Tuesday, September 25, 2012

"Climate change happens" vs. "is happening"

Have you not heard, "climate change is happening," spoken as a version of "duh?"

Now I know, and perhaps you know, that the Arctic sea ice summer extent declined sharply, glaciers melted back, mosquitoes live at higher altitude than in previous generations, animal and plant species have moved,  and global temperature measurement has revealed major changes, including accumulation of heat in the oceans.

Mouthful of examples there, yet only a bite.
So, yes, climate change is happening, all the time 24/7, or 365/24/7.

But can we assume that your listener already has seen the evidence, and agrees with your conclusion?   If your listener turns around in their air-conditioned office, orders lunch, and gazes at a pretty park across the street, in that moment does he or she see any sign that climate change, indeed, "is happening?"  Unlikely.

Does your listener understand that the price of ingredients in the lunch was affected by global supply, in turn affected by climate?
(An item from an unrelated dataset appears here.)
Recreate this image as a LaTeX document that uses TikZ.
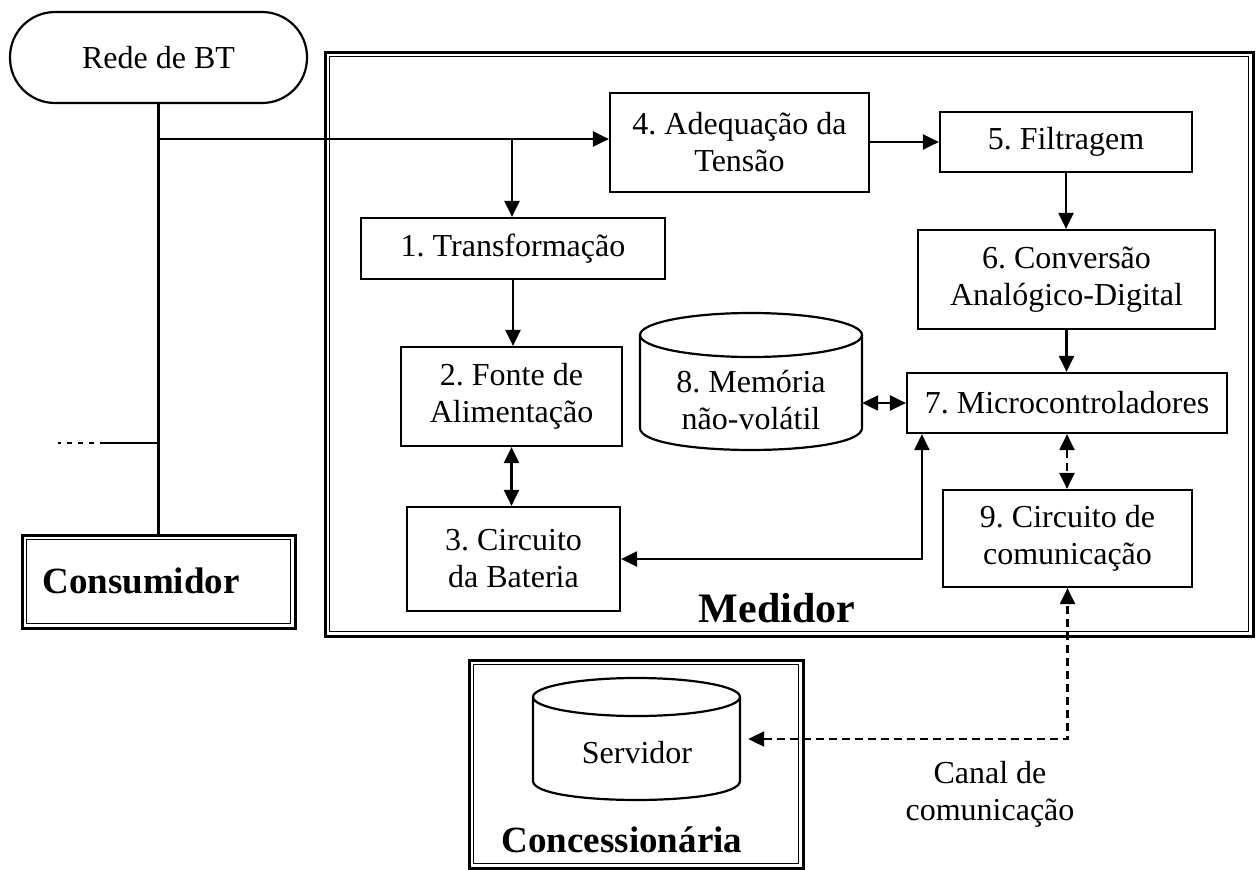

Or the hours of use of air-conditioning? Or the plant species in the park? Or the odds of severe weather?  Also unlikely.

For many humans, "is happening" refers to a present moment of personal awareness; "It's happening, baby."

I'm leaning towards another phrase with the word "happens," and say,
Climate change happens.
Crop failure happens. Floods happen. Refugees happen.

We have moments when we notice.

In looking ahead, or planting ahead, let's be real about what has happened to date, and take into account both shifted conditions of heat, moisture, insects, etcetera and a shifted level of uncertainty.  

In short, planning for uncertainty, as well as new certainty.